Charts and diagrams as code
┌──
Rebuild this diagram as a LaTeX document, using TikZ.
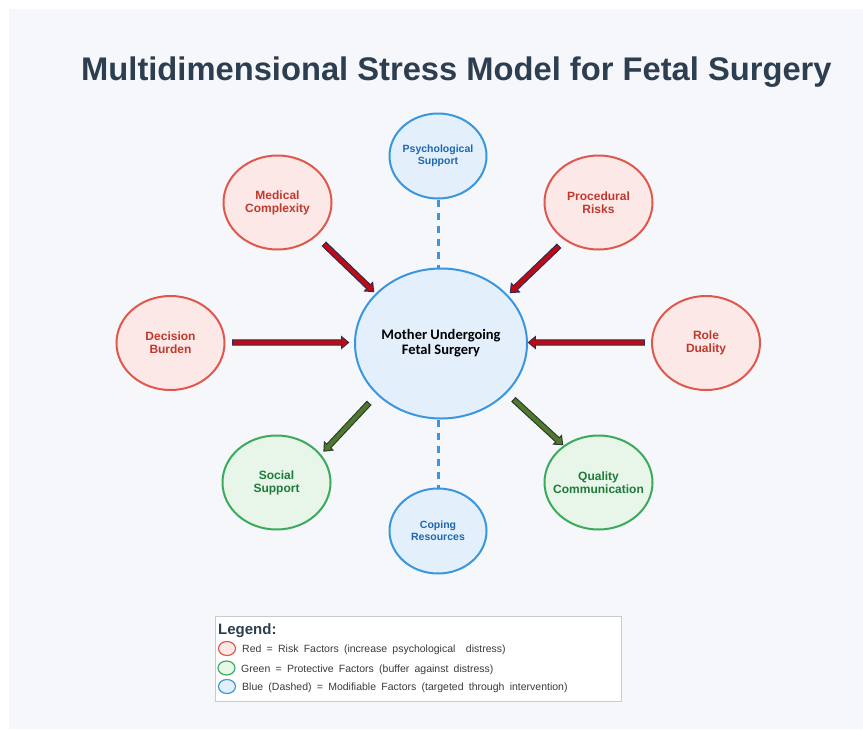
\documentclass[tikz,border=0pt]{standalone}
\usepackage{fontspec}
\setmainfont{Liberation Sans}
\newfontfamily\centrefont{Carlito}
\newfontfamily\legendfont{Liberation Sans}[WordSpace=1.8]
\usetikzlibrary{shapes.geometric,shapes.arrows,calc}

\definecolor{panel}{HTML}{F5F7FA}
\definecolor{titlecol}{HTML}{2C3E50}
\definecolor{riskline}{HTML}{E0584C}
\definecolor{riskfill}{HTML}{FDE8E8}
\definecolor{risktext}{HTML}{C0392B}
\definecolor{protline}{HTML}{3BAA5C}
\definecolor{protfill}{HTML}{E8F5E9}
\definecolor{prottext}{HTML}{1E7B3A}
\definecolor{modline}{HTML}{3A96DD}
\definecolor{modfill}{HTML}{E3F0FC}
\definecolor{modtext}{HTML}{1F66B0}
\definecolor{arrowred}{HTML}{C00A14}
\definecolor{arrowline}{HTML}{2B2D55}
\definecolor{arrowgreen}{HTML}{4F7A2E}
\definecolor{greenarrowline}{HTML}{2B3A2B}
\definecolor{legendline}{HTML}{C5CBD3}
\definecolor{legendtext}{HTML}{3A3A3A}

\begin{document}
\begin{tikzpicture}[x=1pt,y=-1pt,
  factor/.style={ellipse, line width=2pt, align=center, inner xsep=-12pt,
    inner ysep=0pt, font=\bfseries\fontsize{12}{13}\selectfont},
  risk/.style={factor, draw=riskline, fill=riskfill, text=risktext,
    minimum width=108pt, minimum height=94pt},
  protect/.style={factor, draw=protline, fill=protfill, text=prottext,
    minimum width=108pt, minimum height=94pt},
  modif/.style={factor, draw=modline, fill=modfill, text=modtext,
    minimum width=97pt, minimum height=85pt,
    font=\bfseries\fontsize{10.5}{12}\selectfont},
  mother/.style={ellipse, line width=2pt, draw=modline, fill=modfill,
    minimum width=172pt, minimum height=150pt, align=center, inner sep=0pt,
    font=\centrefont\bfseries\fontsize{14.5}{15}\selectfont},
  blockarrow/.style={single arrow, line width=1pt, inner xsep=0pt,
    inner ysep=2.2pt, minimum width=0pt, single arrow head extend=3.2pt,
    single arrow tip angle=80, sloped, allow upside down},
  riskarrow/.style={blockarrow, draw=arrowline, fill=arrowred},
  protarrow/.style={blockarrow, draw=greenarrowline, fill=arrowgreen},
  modlink/.style={draw=modline, line width=3pt, dash pattern=on 7pt off 6pt},
  keycircle/.style={ellipse, line width=1.2pt, minimum width=17pt,
    minimum height=14pt, inner sep=0pt},
  keytext/.style={anchor=base west, inner sep=0pt, text=legendtext,
    font=\legendfont\fontsize{10.5}{12}\selectfont},
]
% canvas and panel
\fill[white] (0,0) rectangle (863,729);
\fill[panel] (9,9) rectangle (863,729);
\useasboundingbox (0,0) rectangle (863,729);

% title
\node[anchor=base west, inner sep=0pt, text=titlecol,
  font=\bfseries\fontsize{32.7}{36}\selectfont] (title) at (81,80.5)
  {Multidimensional Stress Model for Fetal Surgery};

% central node
\node[mother] (mother) at (441,343.5) {Mother Undergoing\\Fetal Surgery};

% surrounding factors
\node[modif]   (psych)   at (438,156)   {Psychological\\Support};
\node[modif]   (coping)  at (438,531)   {Coping\\Resources};
\node[risk]    (medical) at (277.5,202.5) {Medical\\Complexity};
\node[risk]    (proc)    at (598.5,202.5) {Procedural\\Risks};
\node[risk]    (decision) at (170.5,343) {Decision\\Burden};
\node[risk]    (role)    at (706,343)   {Role\\Duality};
\node[protect] (social)  at (276.5,482.5) {Social\\Support};
\node[protect] (quality) at (598.5,482.5) {Quality\\Communication};

% arrow end points
\coordinate (medA)  at (323,243);   \coordinate (medB)  at (372.5,290.5);
\coordinate (procA) at (560,245);   \coordinate (procB) at (511.5,291.5);
\coordinate (decA)  at (231,342.5); \coordinate (decB)  at (347,342.5);
\coordinate (roleA) at (646,342.5); \coordinate (roleB) at (530,342.5);
\coordinate (socA)  at (370,402);   \coordinate (socB)  at (325,450);
\coordinate (qualA) at (512.5,398.5); \coordinate (qualB) at (561.5,443.5);

% risk factors pointing inwards
\foreach \a/\b in {medA/medB, procA/procB, decA/decB, roleA/roleB}{
  \path let \p1=($(\b)-(\a)$), \n1={veclen(\x1,\y1)} in
    (\a) -- (\b) node[midway, riskarrow, minimum height=\n1] {};
}
% protective factors pointing outwards
\foreach \a/\b in {socA/socB, qualA/qualB}{
  \path let \p1=($(\b)-(\a)$), \n1={veclen(\x1,\y1)} in
    (\a) -- (\b) node[midway, protarrow, minimum height=\n1] {};
}

% modifiable factors: dashed links
\draw[modlink] (psych.south) -- (psych.south |- mother.north);
\draw[modlink] (coping.north |- mother.south) -- (coping.north);

% legend
\node[draw=legendline, fill=white, line width=1.2pt, anchor=north west,
  inner sep=0pt, minimum width=406pt, minimum height=85pt] (legend)
  at (214.5,615.5) {};
\node[anchor=base west, inner sep=0pt, text=titlecol,
  font=\bfseries\fontsize{15}{18}\selectfont] (legtitle) at (218,634) {Legend:};
\node[keycircle, draw=riskline, fill=riskfill] (keyred)   at (227,648.5) {};
\node[keycircle, draw=protline, fill=protfill] (keygreen) at (226.5,668) {};
\node[keycircle, draw=modline, fill=modfill]   (keyblue)  at (227,686.5) {};
\node[keytext] (txtred)   at (242,652.5)
  {Red = Risk Factors (increase psychological\ \ distress)};
\node[keytext] (txtgreen) at (241,672)
  {Green = Protective Factors (buffer against distress)};
\node[keytext] (txtblue)  at (242,690.5)
  {Blue (Dashed) = Modifiable Factors (targeted through intervention)};
\end{tikzpicture}
\end{document}
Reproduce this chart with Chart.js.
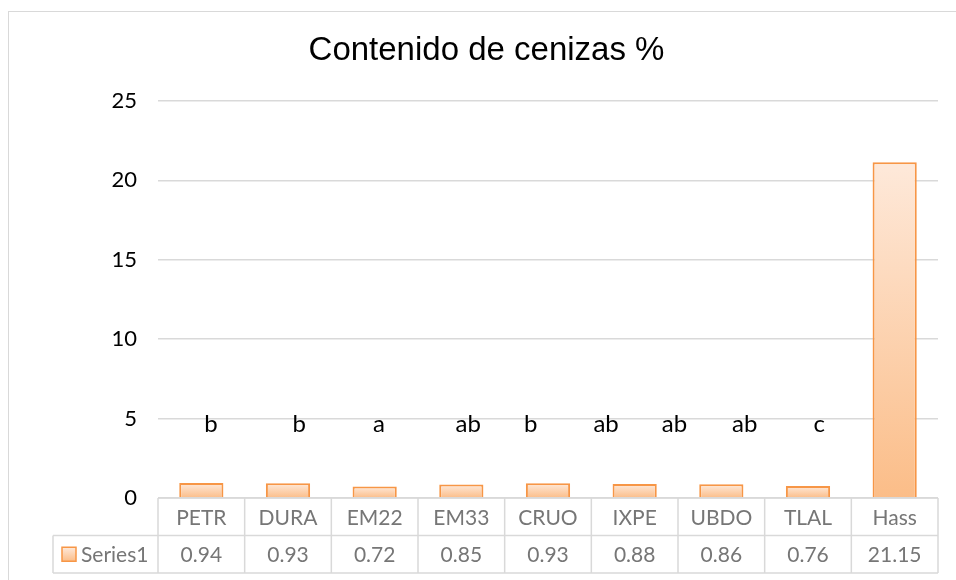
<!DOCTYPE html>
<html>
<head>
<meta charset="utf-8">
<script src="https://cdn.jsdelivr.net/npm/chart.js@4.4.1/dist/chart.umd.min.js"></script>
<style>
  html, body { margin: 0; padding: 0; background: #fff; }
  #wrap { position: relative; width: 956px; height: 580px; overflow: hidden; }
  #frame { position: absolute; left: 8px; top: 11px; width: 1000px; height: 700px; border: 1px solid #d9d9d9; box-sizing: border-box; }
  canvas { position: absolute; left: 0; top: 0; }
</style>
</head>
<body>
<div id="wrap">
  <div id="frame"></div>
  <canvas id="c" width="956" height="580"></canvas>
</div>
<script>
// ---- data ----
const chartTitle = 'Contenido de cenizas %';
const seriesName = 'Series1';
const categories = ['PETR', 'DURA', 'EM22', 'EM33', 'CRUO', 'IXPE', 'UBDO', 'TLAL', 'Hass'];
const values = [0.94, 0.93, 0.72, 0.85, 0.93, 0.88, 0.86, 0.76, 21.15];
const valueLabels = ['0.94', '0.93', '0.72', '0.85', '0.93', '0.88', '0.86', '0.76', '21.15'];
const letters = ['b', 'b', 'a', 'ab', 'b', 'ab', 'ab', 'ab', 'c'];
const letterPos = [0.11, 1.13, 2.05, 3.08, 3.80, 4.67, 5.46, 6.27, 7.13]; // in category units
const letterLevel = 4.16; // y value of letter baseline
const yMin = 0, yMax = 25, yStep = 5;

const FONT = 'Lato, "Open Sans", sans-serif';

function barGradient(ctx) {
  const chart = ctx.chart;
  const area = chart.chartArea;
  if (!area || ctx.type !== 'data') return '#fcd3b0';
  const y = chart.scales.y;
  const top = y.getPixelForValue(values[ctx.dataIndex]);
  const bottom = y.getPixelForValue(0);
  if (!isFinite(top) || bottom - top < 1) return '#fcd3b0';
  const g = chart.ctx.createLinearGradient(0, top, 0, bottom);
  g.addColorStop(0, '#fee9da');
  g.addColorStop(1, '#fbbd88');
  return g;
}

const tablePlugin = {
  id: 'tablePlugin',
  afterDraw(chart) {
    const c = chart.ctx;
    const a = chart.chartArea;
    const x = chart.scales.x;
    const y = chart.scales.y;
    const n = categories.length;
    const rowH = 37.5;
    const r0 = a.bottom, r1 = a.bottom + rowH, r2 = a.bottom + 2 * rowH;
    const legendLeft = 53;
    const colW = (a.right - a.left) / n;

    // title
    c.save();
    c.fillStyle = '#000';
    c.font = '33px "Liberation Sans", Arial, sans-serif';
    c.textAlign = 'center';
    c.textBaseline = 'alphabetic';
    c.fillText(chartTitle, 486.5, 60);
    c.restore();

    // significance letters
    c.save();
    c.fillStyle = '#000';
    c.font = '24px ' + FONT;
    c.textAlign = 'center';
    c.textBaseline = 'alphabetic';
    letters.forEach((l, i) => {
      c.fillText(l, x.getPixelForValue(letterPos[i]), y.getPixelForValue(letterLevel));
    });
    c.restore();

    // table grid
    c.save();
    c.strokeStyle = '#d9d9d9';
    c.lineWidth = 1.5;
    c.beginPath();
    c.moveTo(a.left, r0); c.lineTo(a.right, r0);
    c.moveTo(legendLeft, r1); c.lineTo(a.right, r1);
    c.moveTo(legendLeft, r2); c.lineTo(a.right, r2);
    for (let i = 0; i <= n; i++) {
      const xx = a.left + i * colW;
      c.moveTo(xx, r0); c.lineTo(xx, r2);
    }
    c.moveTo(legendLeft, r1); c.lineTo(legendLeft, r2);
    c.stroke();

    // table text
    c.fillStyle = '#767676';
    c.font = '21px ' + FONT;
    c.textAlign = 'center';
    c.textBaseline = 'middle';
    categories.forEach((cat, i) => {
      const cx = x.getPixelForValue(i);
      c.fillText(cat, cx, (r0 + r1) / 2 + 1);
      c.fillText(valueLabels[i], cx, (r1 + r2) / 2 + 1);
    });

    // legend key
    const ky = (r1 + r2) / 2;
    const g = c.createLinearGradient(0, ky - 7, 0, ky + 7);
    g.addColorStop(0, '#fee9da');
    g.addColorStop(1, '#fbbd88');
    c.fillStyle = g;
    c.fillRect(62, ky - 7, 14, 14);
    c.strokeStyle = '#f79646';
    c.lineWidth = 1.5;
    c.strokeRect(62, ky - 7, 14, 14);
    c.fillStyle = '#767676';
    c.textAlign = 'left';
    c.fillText(seriesName, 81, ky + 1);
    c.restore();
  }
};

new Chart(document.getElementById('c'), {
  type: 'bar',
  data: {
    labels: categories,
    datasets: [{
      label: seriesName,
      data: values,
      backgroundColor: barGradient,
      borderColor: '#f79646',
      borderWidth: 2,
      barPercentage: 0.51,
      categoryPercentage: 1
    }]
  },
  options: {
    responsive: false,
    animation: false,
    devicePixelRatio: 1,
    layout: { padding: { top: 101, bottom: 82, right: 18, left: 0 } },
    plugins: {
      legend: { display: false },
      title: { display: false },
      tooltip: { enabled: false }
    },
    scales: {
      x: { display: false, grid: { display: false } },
      y: {
        min: yMin, max: yMax,
        ticks: { stepSize: yStep, color: '#000', font: { family: FONT, size: 22 }, padding: 21 },
        grid: { color: '#d9d9d9', lineWidth: 1.5, drawTicks: false },
        border: { display: false },
        afterFit(s) { s.width = 158; }
      }
    }
  },
  plugins: [tablePlugin]
});
</script>
</body>
</html>
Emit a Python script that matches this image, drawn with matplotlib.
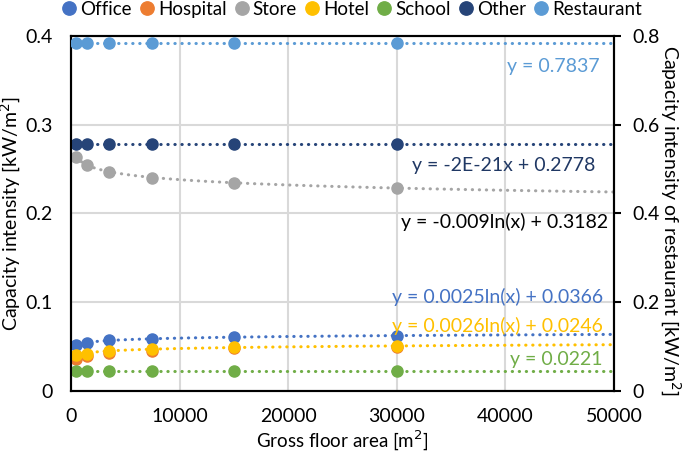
import numpy as np
import matplotlib
matplotlib.use("Agg")
import matplotlib.pyplot as plt

plt.rcParams['font.family'] = ['Lato', 'DejaVu Sans']

# gross floor area of the sample buildings
area = [500, 1500, 3500, 7500, 15000, 30000]

office = [0.052, 0.054, 0.057, 0.059, 0.061, 0.062]
hospital = [0.036, 0.039, 0.043, 0.045, 0.048, 0.050]
store = [0.264, 0.2546, 0.247, 0.2404, 0.2347, 0.2287]
hotel = [0.0406, 0.042, 0.045, 0.047, 0.049, 0.051]
school = [0.0221, 0.0221, 0.0221, 0.0221, 0.0221, 0.0221]
other = [0.2778, 0.2778, 0.2778, 0.2778, 0.2778, 0.2778]
restaurant = [0.7837, 0.7837, 0.7837, 0.7837, 0.7837, 0.7837]

names = ["Office", "Hospital", "Store", "Hotel", "School", "Other", "Restaurant"]
colors = ["#4472C4", "#ED7D31", "#A5A5A5", "#FFC000", "#70AD47", "#264478", "#5B9BD5"]

# trend type per series (None = no trendline)
trends = ["log", None, "log", "log", "lin", "lin", "lin"]
eq_text = ["y = 0.0025ln(x) + 0.0366", None, "y = -0.009ln(x) + 0.3182",
           "y = 0.0026ln(x) + 0.0246", "y = 0.0221", "y = -2E-21x + 0.2778",
           "y = 0.7837"]
eq_color = ["#4472C4", None, "black", "#FFC000", "#70AD47", "#203864", "#5B9BD5"]
eq_pos = [(48990, 0.1059), None, (49450, 0.1904), (48990, 0.0732),
          (48900, 0.0349), (48250, 0.2546), (48700, 0.3662)]

fig = plt.figure(figsize=(6.85, 4.53), dpi=100)
ax = fig.add_axes([0.1036, 0.137, 0.7927, 0.7835])
ax2 = ax.twinx()

series = [office, hospital, store, hotel, school, other, restaurant]
xs = np.array(area, dtype=float)
xfit = np.linspace(500, 50000, 300)
dot = (0, (0.1, 2.2))

for i, (name, ys, c) in enumerate(zip(names, series, colors)):
    target = ax2 if name == "Restaurant" else ax
    ys = np.array(ys)
    target.plot(xs, ys, 'o', color=c, ms=8, label=name, zorder=3 + i * 0.1)
    if trends[i] == "log":
        k, b = np.polyfit(np.log(xs), ys, 1)
        target.plot(xfit, k * np.log(xfit) + b, color=c, lw=2.2, ls=dot,
                    dash_capstyle='round', zorder=2)
    elif trends[i] == "lin":
        k, b = np.polyfit(xs, ys, 1)
        target.plot(xfit, k * xfit + b, color=c, lw=2.2, ls=dot,
                    dash_capstyle='round', zorder=2)

for i in range(len(names)):
    if eq_text[i] is None:
        continue
    ax.text(eq_pos[i][0], eq_pos[i][1], eq_text[i], color=eq_color[i],
            ha='right', va='center', fontsize=14, zorder=5)

ax.set_xlim(0, 50000)
ax.set_ylim(0, 0.4)
ax2.set_ylim(0, 0.8)
ax.set_xticks(np.arange(0, 50001, 10000))
ax.set_yticks([0, 0.1, 0.2, 0.3, 0.4])
ax.set_yticklabels(["0", "0.1", "0.2", "0.3", "0.4"])
ax2.set_yticks([0, 0.2, 0.4, 0.6, 0.8])
ax2.set_yticklabels(["0", "0.2", "0.4", "0.6", "0.8"])
ax.grid(True, color="#D9D9D9", lw=1.5)
ax.set_axisbelow(True)

for a in (ax, ax2):
    for s in a.spines.values():
        s.set_color("black")
        s.set_linewidth(1.5)
    a.tick_params(labelsize=14, width=1.5, direction='out')
ax.tick_params(axis='y', length=0, pad=13)
ax.tick_params(axis='x', length=0, pad=12)
ax2.tick_params(axis='y', length=5, pad=8)

ax.set_xlabel("Gross floor area [m$^2$]", fontsize=13.5, va='center')
ax.xaxis.set_label_coords(0.5, -0.142)
ax.set_ylabel("Capacity intensity [kW/m$^2$]", fontsize=14, va='center')
ax.yaxis.set_label_coords(-0.11, 0.5)
ax2.set_ylabel("Capacity intensity of restaurant [kW/m$^2$]", fontsize=14,
               rotation=270, va='center')
ax2.yaxis.set_label_coords(1.103, 0.48)

h1, l1 = ax.get_legend_handles_labels()
h2, l2 = ax2.get_legend_handles_labels()
fig.legend(h1 + h2, l1 + l2, loc='upper center', bbox_to_anchor=(0.513, 1.035),
           ncol=7, frameon=False, fontsize=13.5, handletextpad=0.15,
           columnspacing=0.35, markerscale=1.2, handlelength=0.9)

fig.savefig("out.png", dpi=100)
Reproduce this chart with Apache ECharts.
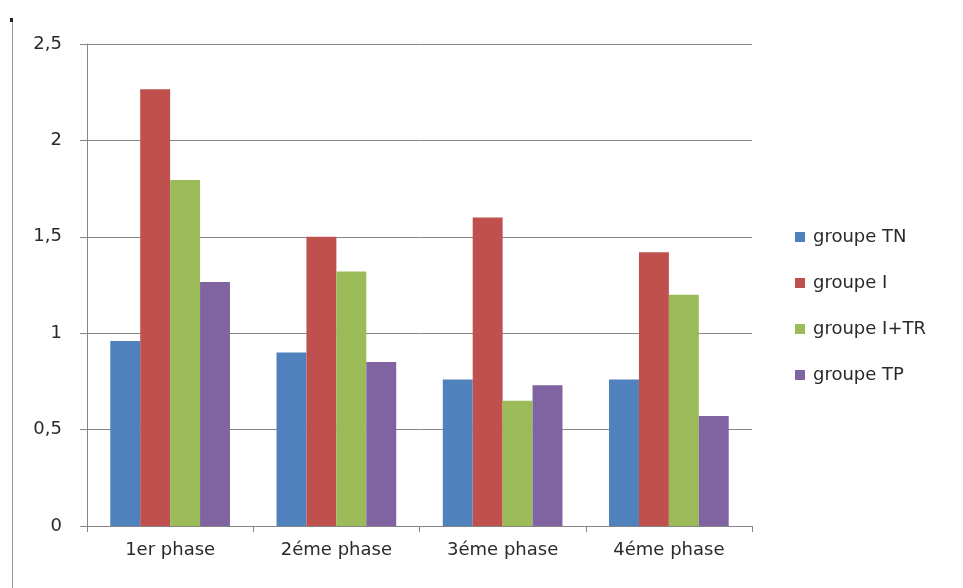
<!DOCTYPE html>
<html>
<head>
<meta charset="utf-8">
<script src="https://cdn.jsdelivr.net/npm/echarts@6/dist/echarts.min.js"></script>
<style>
  html, body { margin: 0; padding: 0; background: #fff; }
  #chart { width: 963px; height: 588px; }
</style>
</head>
<body>
<div id="chart"></div>
<script>
// Phases on the x axis
const phases = ['1er phase', '2éme phase', '3éme phase', '4éme phase'];

// One array per group
const groupeTN = [0.96, 0.90, 0.76, 0.76];
const groupeI = [2.265, 1.50, 1.60, 1.42];
const groupeITR = [1.795, 1.32, 0.65, 1.20];
const groupeTP = [1.265, 0.85, 0.73, 0.57];

const seriesNames = ['groupe TN', 'groupe I', 'groupe I+TR', 'groupe TP'];
const seriesData = [groupeTN, groupeI, groupeITR, groupeTP];
const colors = ['#4F81BD', '#C0504D', '#9BBB59', '#8064A2'];

const font = '"DejaVu Sans", "Noto Sans", sans-serif';
const textColor = '#2a2a2a';
const axisGray = '#868686';

const chart = echarts.init(document.getElementById('chart'), null, { renderer: 'canvas' });

chart.setOption({
  animation: false,
  backgroundColor: '#fff',
  color: colors,
  grid: { left: 87, right: 211, top: 44, bottom: 62, containLabel: false },
  legend: {
    orient: 'vertical',
    left: 795,
    top: 227,
    padding: 0,
    itemWidth: 10,
    itemHeight: 10,
    itemGap: 26,
    icon: 'rect',
    textStyle: { fontFamily: font, fontSize: 18, color: textColor, lineHeight: 20, padding: [0, 0, 0, 3] },
    data: seriesNames
  },
  xAxis: {
    type: 'category',
    data: phases,
    axisLine: { show: true, lineStyle: { color: axisGray, width: 1 } },
    axisTick: { show: true, length: 6, lineStyle: { color: axisGray } },
    axisLabel: { margin: 15, fontFamily: font, fontSize: 18, color: textColor },
    splitLine: { show: false }
  },
  yAxis: {
    type: 'value',
    min: 0,
    max: 2.5,
    interval: 0.5,
    axisLine: { show: true, lineStyle: { color: axisGray, width: 1 } },
    axisTick: { show: true, length: 7, lineStyle: { color: axisGray } },
    axisLabel: {
      margin: 25,
      fontFamily: font,
      fontSize: 18,
      color: textColor,
      formatter: v => String(v).replace('.', ',')
    },
    splitLine: { show: true, lineStyle: { color: axisGray, width: 1 } }
  },
  series: seriesNames.map((name, i) => ({
    name: name,
    type: 'bar',
    data: seriesData[i],
    barGap: '0%',
    barCategoryGap: '28%',
    itemStyle: { color: colors[i] }
  })),
  graphic: [
    {
      type: 'line',
      shape: { x1: 12.5, y1: 20, x2: 12.5, y2: 588 },
      style: { stroke: '#9a9a9a', lineWidth: 1 },
      silent: true
    },
    {
      type: 'rect',
      shape: { x: 10, y: 18, width: 3, height: 4 },
      style: { fill: '#222' },
      silent: true
    }
  ]
});
</script>
</body>
</html>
└──
Keep to the stretch from the line containing "Reproduce this chart with Apache ECharts." through the line containing "const groupeTP = [1.265, 0.85, 0.73, 0.57];", both ends included, and copy it exactly from the listing above, minus the pictures.

Reproduce this chart with Apache ECharts.
<!DOCTYPE html>
<html>
<head>
<meta charset="utf-8">
<script src="https://cdn.jsdelivr.net/npm/echarts@6/dist/echarts.min.js"></script>
<style>
  html, body { margin: 0; padding: 0; background: #fff; }
  #chart { width: 963px; height: 588px; }
</style>
</head>
<body>
<div id="chart"></div>
<script>
// Phases on the x axis
const phases = ['1er phase', '2éme phase', '3éme phase', '4éme phase'];

// One array per group
const groupeTN = [0.96, 0.90, 0.76, 0.76];
const groupeI = [2.265, 1.50, 1.60, 1.42];
const groupeITR = [1.795, 1.32, 0.65, 1.20];
const groupeTP = [1.265, 0.85, 0.73, 0.57];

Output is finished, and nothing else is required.